What is asked
Return precisely the span of lines from the top of the material below to the line containing "return 1 - y * S / H", both included. Pictures are excluded.

## START Data section

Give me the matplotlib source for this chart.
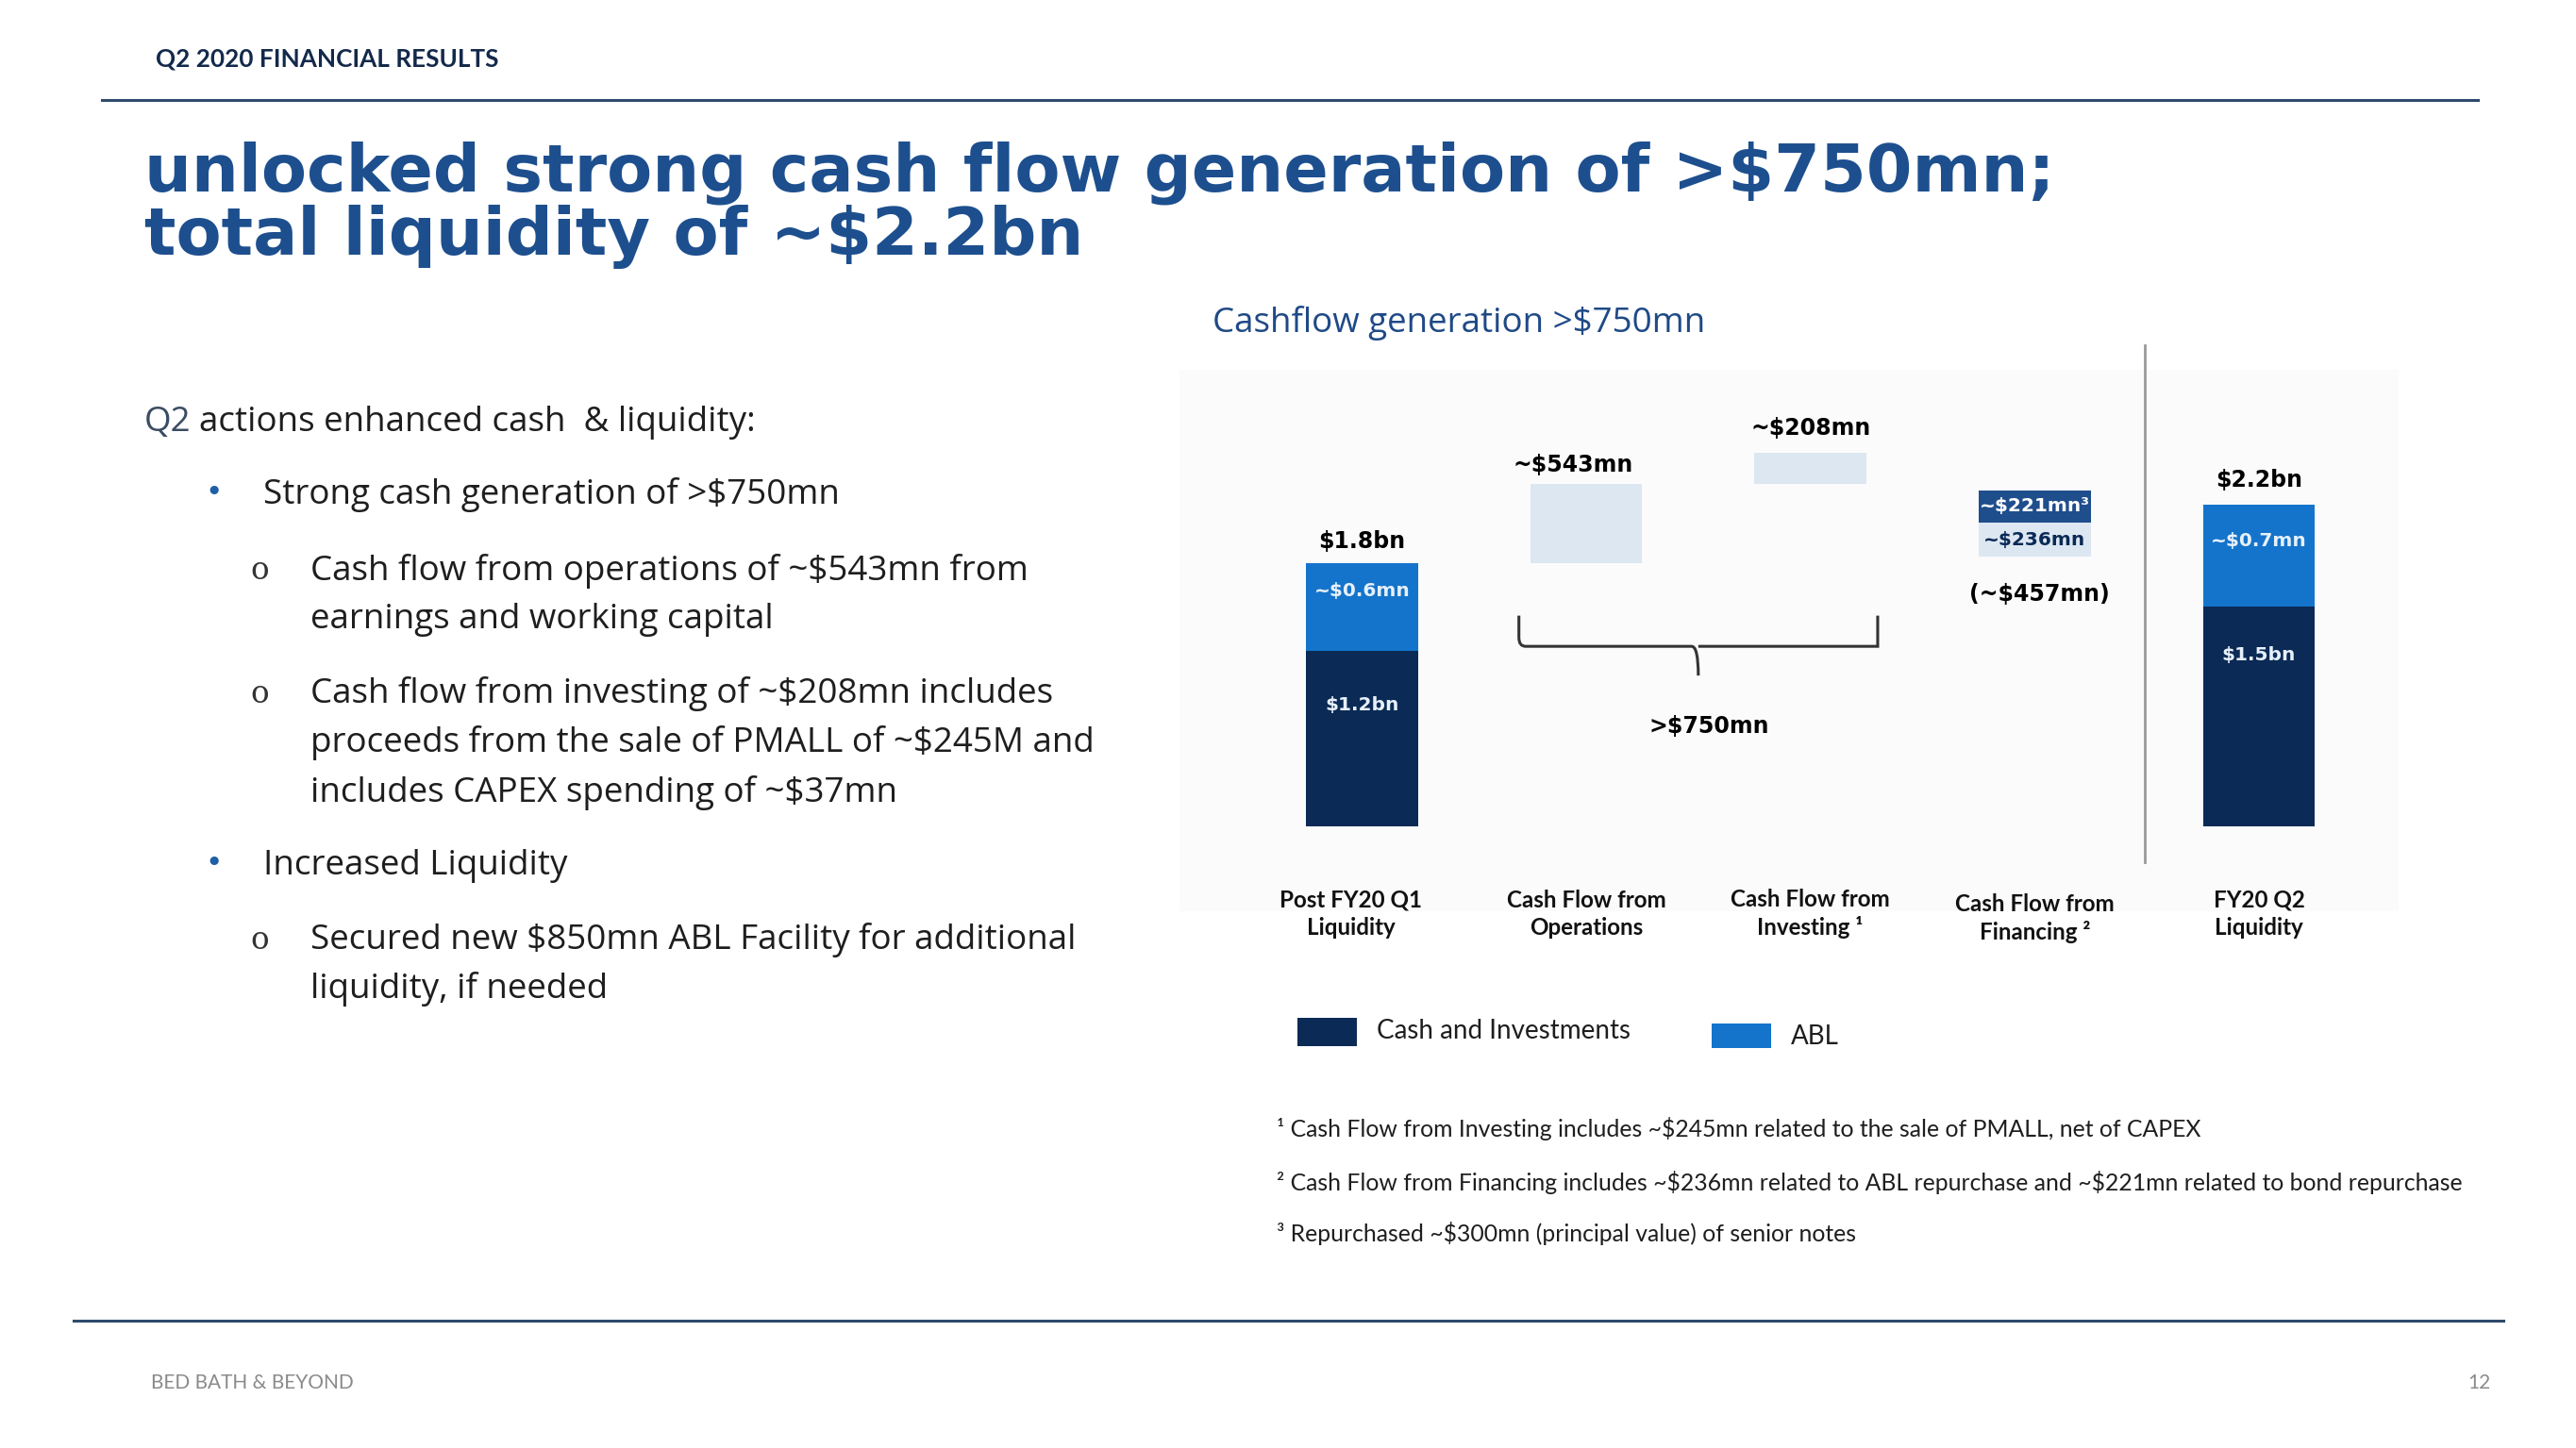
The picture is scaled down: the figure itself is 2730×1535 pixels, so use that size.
import matplotlib
matplotlib.use("Agg")
import matplotlib.pyplot as plt
from matplotlib.patches import Rectangle
from matplotlib.path import Path
from matplotlib.patches import PathPatch

plt.rcParams["text.parse_math"] = False

# ---------------- data ----------------
categories = ["Post FY20 Q1\nLiquidity", "Cash Flow from\nOperations",
              "Cash Flow from\nInvesting \u00b9", "Cash Flow from\nFinancing \u00b2",
              "FY20 Q2\nLiquidity"]
start_cash, start_abl = 1.2, 0.6          # $bn
end_cash, end_abl = 1.5, 0.7              # $bn
cf_operations = 0.543                     # $bn
cf_investing = 0.208                      # $bn
cf_fin_bond = 0.221                       # $bn (outflow)
cf_fin_abl = 0.236                        # $bn (outflow)
label_start_total = "$1.8bn"
label_start_abl = "~$0.6mn"
label_start_cash = "$1.2bn"
label_end_total = "$2.2bn"
label_end_abl = "~$0.7mn"
label_end_cash = "$1.5bn"
label_ops = "~$543mn"
label_inv = "~$208mn"
label_fin_bond = "~$221mn\u00b3"
label_fin_abl = "~$236mn"
label_fin_total = "(~$457mn)"
label_generation = ">$750mn"

# ---------------- styles ----------------
W, H = 2730, 1535
S = W / 1568.0
NAVY = "#0B2A55"
ABL = "#1474CB"
LIGHT = "#DCE7F2"
MID = "#1F4E8C"
TITLE = "#1D4F8E"
BODY = "#1E1E1E"

fig = plt.figure(figsize=(W / 100, H / 100), dpi=100)
fig.patch.set_facecolor("white")

def fx(x):  # shrunk-pixel x -> fig fraction
    return x * S / W

def fy(y):  # shrunk-pixel y (from top) -> fig fraction
    return 1 - y * S / H

# faint chart background
fig.add_artist(Rectangle((fx(718), fy(555)), fx(1460) - fx(718), fy(225) - fy(555),
                         transform=fig.transFigure, facecolor="#FBFBFB", edgecolor="none", zorder=0))

# ---------------- header / frame ----------------
fig.text(fx(95), fy(36), "Q2 2020 FINANCIAL RESULTS", fontsize=18.8, fontweight="bold",
         color="#13294B", family="Lato", va="center", ha="left")
fig.add_artist(plt.Line2D([fx(62), fx(1508)], [fy(61), fy(61)], transform=fig.transFigure,
                          color="#2F4B6C", lw=2.2))
fig.text(fx(88), fy(125), "unlocked strong cash flow generation of >$750mn;\ntotal liquidity of ~$2.2bn",
         fontsize=50.5, fontweight="bold", color=TITLE, family="DejaVu Sans", va="center", ha="left",
         linespacing=1.0)
fig.add_artist(plt.Line2D([fx(45), fx(1524)], [fy(804), fy(804)], transform=fig.transFigure,
                          color="#2F4B6C", lw=2.2))
fig.text(fx(92), fy(842), "BED BATH & BEYOND", fontsize=15, color="#8A8A8A", family="Lato",
         va="center", ha="left")
fig.text(fx(1516), fy(842), "12", fontsize=15, color="#8A8A8A", family="Lato",
         va="center", ha="right")

# ---------------- left text ----------------
BFS = 26.5
fig.text(fx(88), fy(257.5), "Q2", fontsize=BFS, color="#3A4C63", family="Open Sans", va="center")
fig.text(fx(121), fy(257.5), "actions enhanced cash  & liquidity:", fontsize=BFS, color=BODY,
         family="Open Sans", va="center")
bullets = [
    (130, 160, 300, ["Strong cash generation of >$750mn"], "\u2022"),
    (158, 189, 346, ["Cash flow from operations of ~$543mn from",
                     "earnings and working capital"], "o"),
    (158, 189, 421, ["Cash flow from investing of ~$208mn includes",
                     "proceeds from the sale of PMALL of ~$245M and",
                     "includes CAPEX spending of ~$37mn"], "o"),
    (130, 160, 526, ["Increased Liquidity"], "\u2022"),
    (158, 189, 571, ["Secured new $850mn ABL Facility for additional",
                     "liquidity, if needed"], "o"),
]
for bx, tx, y0, lines, sym in bullets:
    if sym == "\u2022":
        fig.text(fx(bx), fy(y0), sym, fontsize=BFS - 4, color="#1F5FA6", family="DejaVu Sans",
                 va="center", ha="center")
    else:
        fig.text(fx(bx), fy(y0 + 1.5), sym, fontsize=BFS - 3, color="#333333", family="DejaVu Serif",
                 va="center", ha="center")
    for i, ln in enumerate(lines):
        fig.text(fx(tx), fy(y0 + 1.5 + 30 * i), ln, fontsize=BFS, color=BODY, family="Open Sans",
                 va="center", ha="left")

# ---------------- chart ----------------
fig.text(fx(738), fy(197), "Cashflow generation >$750mn", fontsize=26.5, color="#1F4A86",
         family="Open Sans", va="center", ha="left")

# axes placement: x data unit = 136.5 shrunk px, y unit (1bn) = 89 shrunk px
ux, uy = 136.5, 89.0
x0_px, y0_px = 829.0, 503.0
xmin, xmax, ymin, ymax = -1.0, 5.0, -0.8, 3.0
ax = fig.add_axes([fx(x0_px + xmin * ux), fy(y0_px - ymin * uy),
                   fx((xmax - xmin) * ux), (ymax - ymin) * uy * S / H])
ax.set_xlim(xmin, xmax)
ax.set_ylim(ymin, ymax)
ax.set_axis_off()

pos = list(range(len(categories)))
bw = 0.5
start_total = start_cash + start_abl
ops_top = start_total + cf_operations
inv_top = ops_top + cf_investing

# start liquidity
ax.bar(pos[0], start_cash, bw, color=NAVY)
ax.bar(pos[0], start_abl, bw, bottom=start_cash, color=ABL)
# operations & investing floating boxes
ax.bar(pos[1], cf_operations, bw, bottom=start_total, color=LIGHT)
ax.bar(pos[2], cf_investing, bw, bottom=ops_top, color=LIGHT)
# financing outflows
fin_shift = -0.045
ax.bar(pos[3], cf_fin_bond, bw, bottom=ops_top - cf_fin_bond + fin_shift, color=MID)
ax.bar(pos[3], cf_fin_abl, bw, bottom=ops_top - cf_fin_bond - cf_fin_abl + fin_shift, color=LIGHT)
# end liquidity
ax.bar(pos[4], end_cash, bw, color=NAVY)
ax.bar(pos[4], end_abl, bw, bottom=end_cash, color=ABL)

LFS = 17
IFS = 14.5
kw = dict(family="DejaVu Sans", fontweight="bold", ha="center", va="center")
ax.text(pos[0], start_total + 0.15, label_start_total, fontsize=LFS, color="black", **kw)
ax.text(pos[0], start_total - 0.19, label_start_abl, fontsize=IFS, color="#E6F0FA", **kw)
ax.text(pos[0], start_cash - 0.37, label_start_cash, fontsize=IFS, color="#E6F0FA", **kw)
ax.text(pos[4], end_cash + end_abl + 0.17, label_end_total, fontsize=LFS, color="black", **kw)
ax.text(pos[4], end_cash + end_abl - 0.25, label_end_abl, fontsize=IFS, color="#E6F0FA", **kw)
ax.text(pos[4], end_cash - 0.33, label_end_cash, fontsize=IFS, color="#E6F0FA", **kw)
ax.text(pos[1] - 0.06, ops_top + 0.13, label_ops, fontsize=LFS, color="black", **kw)
ax.text(pos[2], inv_top + 0.17, label_inv, fontsize=LFS, color="black", **kw)
ax.text(pos[3], ops_top - cf_fin_bond / 2 + fin_shift, label_fin_bond, fontsize=IFS,
        color="white", **kw)
ax.text(pos[3], ops_top - cf_fin_bond - cf_fin_abl / 2 + fin_shift, label_fin_abl,
        fontsize=IFS, color="#0B2A55", **kw)
ax.text(pos[3] + 0.02, ops_top - cf_fin_bond - cf_fin_abl - 0.3, label_fin_total,
        fontsize=LFS, color="black", **kw)

# brace spanning operations + investing
bl = pos[1] - bw / 2 - 0.05
br = pos[2] + bw / 2 + 0.05
bm = (bl + br) / 2
ytop, yh, ytip, r = 1.44, 1.23, 1.03, 0.03
verts = [(bl, ytop), (bl, yh + 0.06), (bl, yh), (bl + r, yh), (bm - r, yh), (bm, yh), (bm, ytip),
         (bm, yh), (bm + r, yh), (br - r, yh), (br, yh), (br, yh + 0.06), (br, ytop)]
codes = [Path.MOVETO, Path.LINETO, Path.CURVE3, Path.CURVE3, Path.LINETO, Path.CURVE3, Path.CURVE3,
         Path.MOVETO, Path.CURVE3, Path.CURVE3, Path.LINETO, Path.CURVE3, Path.CURVE3]
ax.add_patch(PathPatch(Path(verts, codes), facecolor="none", edgecolor="#333333", lw=2.2,
                       clip_on=False))
ax.text(bm + 0.05, 0.68, label_generation, fontsize=LFS, color="black", **kw)

# separator
ax.plot([3.49, 3.49], [-0.245, 3.29], color="#9A9A9A", lw=2, clip_on=False)

# category labels
for i, c in enumerate(categories):
    dy = -0.6 if i != 3 else -0.63
    ax.text(pos[i] - (0.05 if i == 0 else 0), dy, c, fontsize=17.4, fontweight="bold",
            family="Lato", color="#111111", ha="center", va="center",
            linespacing=1.3, clip_on=False)

# legend
fig.add_artist(Rectangle((fx(790), fy(637)), fx(826) - fx(790), fy(620) - fy(637),
                         transform=fig.transFigure, facecolor=NAVY, edgecolor="none"))
fig.text(fx(838), fy(628), "Cash and Investments", fontsize=20, color=BODY, family="Lato",
         va="center", ha="left")
fig.add_artist(Rectangle((fx(1042), fy(638)), fx(1078) - fx(1042), fy(623) - fy(638),
                         transform=fig.transFigure, facecolor=ABL, edgecolor="none"))
fig.text(fx(1090), fy(631), "ABL", fontsize=20, color=BODY, family="Lato",
         va="center", ha="left")

# footnotes
notes = ["\u00b9 Cash Flow from Investing includes ~$245mn related to the sale of PMALL, net of CAPEX",
         "\u00b2 Cash Flow from Financing includes ~$236mn related to ABL repurchase and ~$221mn related to bond repurchase",
         "\u00b3 Repurchased ~$300mn (principal value) of senior notes"]
for y, n in zip([687, 720, 751], notes):
    fig.text(fx(777), fy(y), n, fontsize=17.8, color=BODY, family="Lato", va="center", ha="left")

fig.savefig("out.png", dpi=100, facecolor="white")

## END Data section

Exercise solution
Give me the matplotlib source for this chart.
The picture is scaled down: the figure itself is 2730×1535 pixels, so use that size.
import matplotlib
matplotlib.use("Agg")
import matplotlib.pyplot as plt
from matplotlib.patches import Rectangle
from matplotlib.path import Path
from matplotlib.patches import PathPatch

plt.rcParams["text.parse_math"] = False

# ---------------- data ----------------
categories = ["Post FY20 Q1\nLiquidity", "Cash Flow from\nOperations",
              "Cash Flow from\nInvesting \u00b9", "Cash Flow from\nFinancing \u00b2",
              "FY20 Q2\nLiquidity"]
start_cash, start_abl = 1.2, 0.6          # $bn
end_cash, end_abl = 1.5, 0.7              # $bn
cf_operations = 0.543                     # $bn
cf_investing = 0.208                      # $bn
cf_fin_bond = 0.221                       # $bn (outflow)
cf_fin_abl = 0.236                        # $bn (outflow)
label_start_total = "$1.8bn"
label_start_abl = "~$0.6mn"
label_start_cash = "$1.2bn"
label_end_total = "$2.2bn"
label_end_abl = "~$0.7mn"
label_end_cash = "$1.5bn"
label_ops = "~$543mn"
label_inv = "~$208mn"
label_fin_bond = "~$221mn\u00b3"
label_fin_abl = "~$236mn"
label_fin_total = "(~$457mn)"
label_generation = ">$750mn"

# ---------------- styles ----------------
W, H = 2730, 1535
S = W / 1568.0
NAVY = "#0B2A55"
ABL = "#1474CB"
LIGHT = "#DCE7F2"
MID = "#1F4E8C"
TITLE = "#1D4F8E"
BODY = "#1E1E1E"

fig = plt.figure(figsize=(W / 100, H / 100), dpi=100)
fig.patch.set_facecolor("white")

def fx(x):  # shrunk-pixel x -> fig fraction
    return x * S / W

def fy(y):  # shrunk-pixel y (from top) -> fig fraction
    return 1 - y * S / H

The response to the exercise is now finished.